# Got to do it, wood oven fever



## Chef Niloc (Mar 16, 2012)

Can't help my self, wedding in Italy did me in I'm starting a wood fire oven tomorrow, picks to follow. Haveing one dilemma, brick or soapstone Hearth? Any of you have insight?


----------



## cnochef (Mar 16, 2012)

Good for you! We're landscaping our back yard this year and a wood-burning oven is the most important element of our plan. A local company is building it for us, with a brick hearth. We chose brick because from what I've read soapstone absorbs 3x the heat of brick and thus the oven burns much hotter. This may be better for pizza, but not as good for baking bread and roasting meats.

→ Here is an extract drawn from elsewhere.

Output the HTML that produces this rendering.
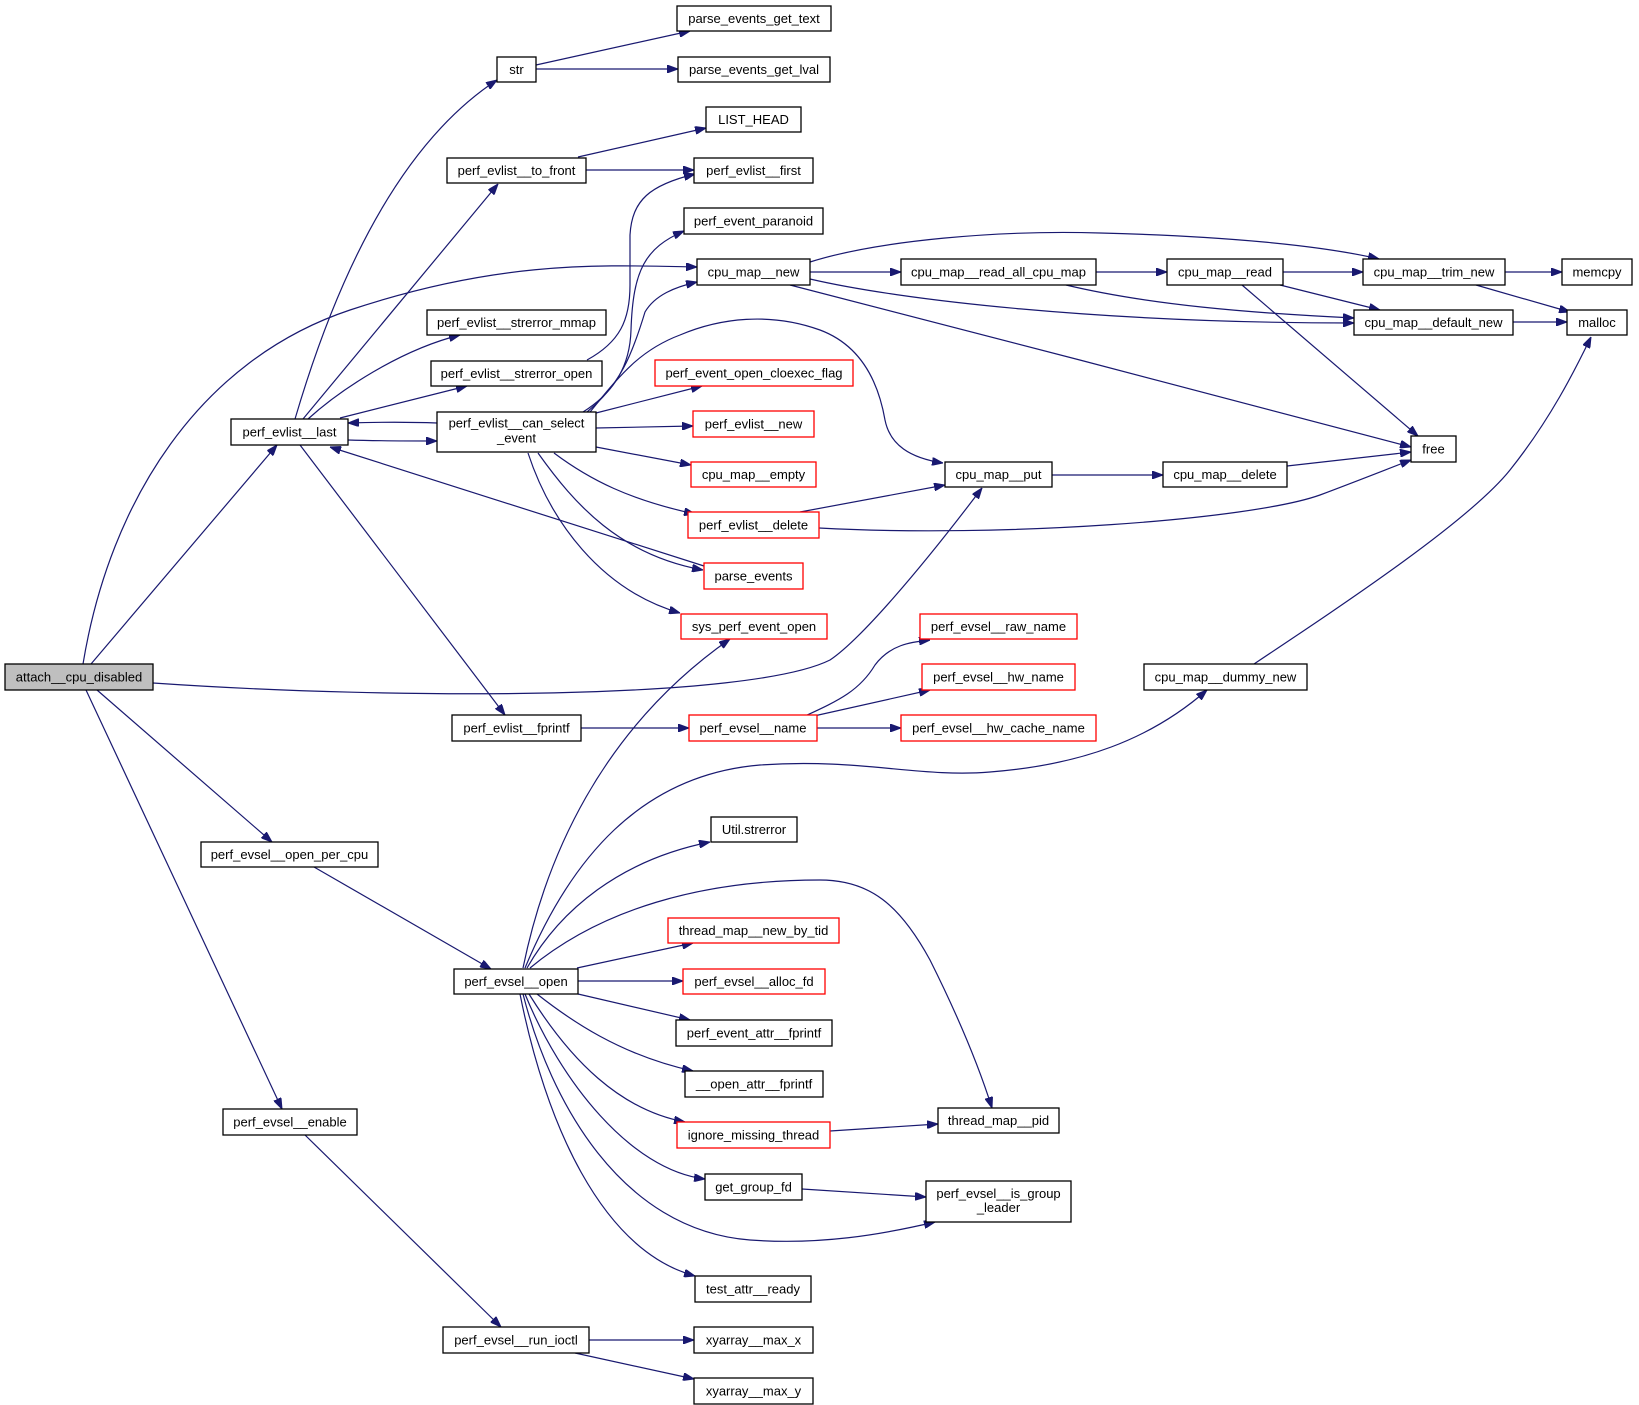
<!DOCTYPE html>
<html><head><meta charset="utf-8"><style>
html,body{margin:0;padding:0;background:#fff;}
svg{display:block;}
text{font-family:"Liberation Sans",Arial,sans-serif;font-size:13px;fill:#000;text-anchor:middle;}
.n{fill:#fff;stroke:#000;stroke-width:1.3;}
.r{fill:#fff;stroke:#ff0000;stroke-width:1.3;}
.g{fill:#bfbfbf;stroke:#000;stroke-width:1.3;}
.e{fill:none;stroke:#191970;stroke-width:1.2;marker-end:url(#a);}
</style></head><body>
<svg width="1639" height="1405" viewBox="0 0 1639 1405" xmlns="http://www.w3.org/2000/svg">
<defs><marker id="a" viewBox="0 0 11 8" refX="11" refY="4" markerWidth="11" markerHeight="8" orient="auto" markerUnits="userSpaceOnUse"><path d="M0,0 L11,4 L0,8 z" fill="#191970" stroke="#191970" stroke-width="1"/></marker></defs>

<!-- edges -->
<path class="e" d="M536,65 L690,31"/>
<path class="e" d="M536,69 L678,69"/>
<path class="e" d="M578,157 L706,128"/>
<path class="e" d="M586,170 L694,170"/>
<path class="e" d="M295,419 C330,300 390,150 497,80"/>
<path class="e" d="M303,419 L498,184"/>
<path class="e" d="M308,419 C340,390 400,350 460,335"/>
<path class="e" d="M340,418 L467,386"/>
<path class="e" d="M348,440 C380,441 410,441 437,441"/>
<path class="e" d="M437,423 C410,422 380,422 348,423"/>
<path class="e" d="M300,445 L505,715"/>
<path class="e" d="M704,566 L330,447"/>
<path class="e" d="M91,664 L277,445"/>
<path class="e" d="M83,664 C110,500 200,360 350,310 C500,260 600,265 697,267"/>
<path class="e" d="M153,683 C400,700 750,700 830,660 C860,640 920,570 982,488"/>
<path class="e" d="M97,690 L272,842"/>
<path class="e" d="M86,690 L282,1109"/>
<path class="e" d="M314,867 L491,969"/>
<path class="e" d="M305,1135 L501,1327"/>
<path class="e" d="M589,1340 L694,1340"/>
<path class="e" d="M575,1353 L694,1379"/>
<path class="e" d="M581,728 L689,728"/>
<path class="e" d="M805,716 C840,700 860,690 875,665 C890,645 910,642 930,640"/>
<path class="e" d="M805,718 L930,690"/>
<path class="e" d="M817,728 L901,728"/>
<path class="e" d="M587,360 C620,342 630,320 630,285 L630,235 C632,200 650,185 695,174"/>
<path class="e" d="M583,412 C615,392 630,365 631,330 C633,270 645,248 684,231"/>
<path class="e" d="M587,412 C620,385 632,355 645,312 C655,295 675,287 697,282"/>
<path class="e" d="M590,412 C620,375 640,350 680,335 C720,318 770,312 820,330 C860,345 878,380 885,420 C890,445 910,458 943,463"/>
<path class="e" d="M596,413 L702,386"/>
<path class="e" d="M596,428 L693,426"/>
<path class="e" d="M596,447 L691,465"/>
<path class="e" d="M554,453 C590,480 630,500 695,514"/>
<path class="e" d="M538,453 C575,505 620,555 703,570"/>
<path class="e" d="M528,453 C550,520 600,590 680,613"/>
<path class="e" d="M810,272 L901,272"/>
<path class="e" d="M810,262 C880,240 1000,230 1100,233 C1220,236 1320,245 1379,259"/>
<path class="e" d="M810,279 C900,300 1100,323 1354,323"/>
<path class="e" d="M790,285 C1000,340 1200,390 1411,447"/>
<path class="e" d="M1096,272 L1167,272"/>
<path class="e" d="M1066,285 C1150,305 1250,313 1354,318"/>
<path class="e" d="M1283,272 L1363,272"/>
<path class="e" d="M1280,285 L1380,310"/>
<path class="e" d="M1242,285 L1418,436"/>
<path class="e" d="M1505,272 L1562,272"/>
<path class="e" d="M1476,285 L1570,312"/>
<path class="e" d="M1513,322 L1567,322"/>
<path class="e" d="M1052,475 L1163,475"/>
<path class="e" d="M1287,466 L1411,452"/>
<path class="e" d="M800,512 L945,485"/>
<path class="e" d="M819,528 C1000,538 1250,520 1320,495 C1360,480 1390,468 1411,460"/>
<path class="e" d="M1254,664 C1350,600 1470,520 1510,470 C1550,420 1575,370 1591,337"/>
<path class="e" d="M523,968 C545,860 600,730 730,639"/>
<path class="e" d="M525,968 C570,860 640,775 760,765 C860,758 920,778 990,772 C1080,765 1150,740 1207,690"/>
<path class="e" d="M527,968 C560,910 620,860 710,842"/>
<path class="e" d="M530,968 C600,910 700,880 820,880 C870,880 900,905 930,960 C960,1020 980,1070 992,1108"/>
<path class="e" d="M577,968 L693,943"/>
<path class="e" d="M578,981 L683,981"/>
<path class="e" d="M578,994 L690,1020"/>
<path class="e" d="M537,994 C570,1020 620,1055 693,1071"/>
<path class="e" d="M529,994 C570,1060 620,1110 685,1122"/>
<path class="e" d="M525,994 C560,1080 630,1170 705,1179"/>
<path class="e" d="M523,994 C550,1100 620,1230 750,1240 C820,1245 880,1235 935,1222"/>
<path class="e" d="M520,994 C545,1120 600,1250 695,1276"/>
<path class="e" d="M830,1131 L938,1124"/>
<path class="e" d="M802,1189 L926,1197"/>

<!-- nodes -->
<rect class="n" x="497" y="57" width="39" height="25"/><text x="516.5" y="74">str</text>
<rect class="n" x="677" y="6" width="154" height="25"/><text x="754" y="23">parse_events_get_text</text>
<rect class="n" x="678" y="57" width="152" height="25"/><text x="754" y="74">parse_events_get_lval</text>
<rect class="n" x="706" y="107" width="95" height="25"/><text x="753.5" y="124">LIST_HEAD</text>
<rect class="n" x="447" y="158" width="139" height="25"/><text x="516.5" y="175">perf_evlist__to_front</text>
<rect class="n" x="694" y="158" width="119" height="25"/><text x="753.5" y="175">perf_evlist__first</text>
<rect class="n" x="684" y="208" width="139" height="26"/><text x="753.5" y="225.5">perf_event_paranoid</text>
<rect class="n" x="697" y="259" width="113" height="26"/><text x="753.5" y="276.5">cpu_map__new</text>
<rect class="n" x="427" y="310" width="179" height="25"/><text x="516.5" y="327">perf_evlist__strerror_mmap</text>
<rect class="n" x="431" y="361" width="171" height="25"/><text x="516.5" y="378">perf_evlist__strerror_open</text>
<rect class="r" x="655" y="360" width="198" height="26"/><text x="754" y="377.5">perf_event_open_cloexec_flag</text>
<rect class="n" x="437" y="412" width="159" height="40"/><text x="516.5" y="427.5">perf_evlist__can_select</text><text x="516.5" y="442.5">_event</text>
<rect class="n" x="231" y="419" width="117" height="26"/><text x="289.5" y="436.5">perf_evlist__last</text>
<rect class="r" x="693" y="411" width="121" height="26"/><text x="753.5" y="428.5">perf_evlist__new</text>
<rect class="r" x="691" y="462" width="125" height="25"/><text x="753.5" y="479">cpu_map__empty</text>
<rect class="r" x="688" y="512" width="131" height="26"/><text x="753.5" y="529.5">perf_evlist__delete</text>
<rect class="r" x="704" y="563" width="99" height="26"/><text x="753.5" y="580.5">parse_events</text>
<rect class="r" x="681" y="614" width="146" height="25"/><text x="754" y="631">sys_perf_event_open</text>
<rect class="g" x="5" y="664" width="148" height="26"/><text x="79" y="681.5">attach__cpu_disabled</text>
<rect class="n" x="452" y="715" width="129" height="26"/><text x="516.5" y="732.5">perf_evlist__fprintf</text>
<rect class="r" x="689" y="715" width="128" height="26"/><text x="753" y="732.5">perf_evsel__name</text>
<rect class="n" x="901" y="259" width="195" height="26"/><text x="998.5" y="276.5">cpu_map__read_all_cpu_map</text>
<rect class="n" x="1167" y="259" width="116" height="26"/><text x="1225" y="276.5">cpu_map__read</text>
<rect class="n" x="1363" y="259" width="142" height="26"/><text x="1434" y="276.5">cpu_map__trim_new</text>
<rect class="n" x="1562" y="259" width="70" height="26"/><text x="1597" y="276.5">memcpy</text>
<rect class="n" x="1354" y="310" width="159" height="25"/><text x="1433.5" y="327">cpu_map__default_new</text>
<rect class="n" x="1567" y="310" width="60" height="25"/><text x="1597" y="327">malloc</text>
<rect class="n" x="1411" y="436" width="45" height="26"/><text x="1433.5" y="453.5">free</text>
<rect class="n" x="945" y="462" width="107" height="25"/><text x="998.5" y="479">cpu_map__put</text>
<rect class="n" x="1163" y="462" width="124" height="25"/><text x="1225" y="479">cpu_map__delete</text>
<rect class="r" x="920" y="614" width="157" height="25"/><text x="998.5" y="631">perf_evsel__raw_name</text>
<rect class="r" x="922" y="664" width="153" height="26"/><text x="998.5" y="681.5">perf_evsel__hw_name</text>
<rect class="n" x="1144" y="664" width="163" height="26"/><text x="1225.5" y="681.5">cpu_map__dummy_new</text>
<rect class="r" x="901" y="715" width="195" height="26"/><text x="998.5" y="732.5">perf_evsel__hw_cache_name</text>
<rect class="n" x="711" y="817" width="86" height="25"/><text x="754" y="834">Util.strerror</text>
<rect class="n" x="201" y="842" width="177" height="25"/><text x="289.5" y="859">perf_evsel__open_per_cpu</text>
<rect class="r" x="668" y="918" width="171" height="25"/><text x="753.5" y="935">thread_map__new_by_tid</text>
<rect class="n" x="454" y="969" width="124" height="25"/><text x="516" y="986">perf_evsel__open</text>
<rect class="r" x="683" y="969" width="142" height="25"/><text x="754" y="986">perf_evsel__alloc_fd</text>
<rect class="n" x="676" y="1020" width="156" height="26"/><text x="754" y="1037.5">perf_event_attr__fprintf</text>
<rect class="n" x="685" y="1071" width="138" height="26"/><text x="754" y="1088.5">__open_attr__fprintf</text>
<rect class="r" x="677" y="1122" width="153" height="26"/><text x="753.5" y="1139.5">ignore_missing_thread</text>
<rect class="n" x="223" y="1109" width="134" height="26"/><text x="290" y="1126.5">perf_evsel__enable</text>
<rect class="n" x="705" y="1174" width="97" height="26"/><text x="753.5" y="1191.5">get_group_fd</text>
<rect class="n" x="938" y="1108" width="121" height="25"/><text x="998.5" y="1125">thread_map__pid</text>
<rect class="n" x="926" y="1181" width="145" height="41"/><text x="998.5" y="1198">perf_evsel__is_group</text><text x="998.5" y="1212">_leader</text>
<rect class="n" x="695" y="1276" width="116" height="26"/><text x="753" y="1293.5">test_attr__ready</text>
<rect class="n" x="443" y="1327" width="146" height="26"/><text x="516" y="1344.5">perf_evsel__run_ioctl</text>
<rect class="n" x="694" y="1327" width="119" height="26"/><text x="753.5" y="1344.5">xyarray__max_x</text>
<rect class="n" x="694" y="1378" width="119" height="26"/><text x="753.5" y="1395.5">xyarray__max_y</text>
</svg>
</body></html>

So, it really depends on what the primary use of your wood oven will be...


----------



## tgraypots (Mar 16, 2012)

The key for most applications is keeping the ambient, reflective and floor temps the same. I built a simple dry stacked hard brick oven last summer, with soft brick insulators on the outside, with 28 x 42 kiln shelves on the floor and roof. Even though the insulation beneath and above is far beyond what most manufacturers consider adequate, the bottom is difficult to keep up with the ambient and reflective temp. Consequently, I now use a high-alumina kiln shelf raised about 2.5 inches above the floor, and everything is hunky-dory.


----------



## Chef Niloc (Mar 16, 2012)

Day one


----------



## Johnny.B.Good (Mar 16, 2012)

Congrats on the wedding Colin.

This will be a fun project to watch...


----------



## Crothcipt (Mar 16, 2012)

Congratulations on the wedding. Can't wait to see how this comes out.


----------



## Chef Niloc (Apr 6, 2012)

A little slow with the updates, here's the end of last week and this week


----------



## Crothcipt (Apr 10, 2012)

wow nice work can't wait to see how you will use this.


----------



## kalaeb (Apr 11, 2012)

Wow, you don't do anything half way. That is intense. Great work.


----------



## Deckhand (Apr 11, 2012)

That is really cool.


----------



## adletson (Apr 11, 2012)

Wow! Did you do all that yourself?


----------



## Chef Niloc (Apr 18, 2012)

adletson said:


> Wow! Did you do all that yourself?



No I don't have building skills like that 

But I did make this, the 1st pie






ChecK out the Leopard


----------



## Chef Niloc (Apr 18, 2012)

That was the 1st fire, last Friday


----------



## don (Apr 18, 2012)

Super cool.


----------



## knyfeknerd (Apr 18, 2012)

Looks great. How was the za?
What's next to be cooked (not pizza)???


----------



## stereo.pete (Apr 19, 2012)

Chef, that looks absolutely beastly, looks like things are going well at the restaurant, congrats!


----------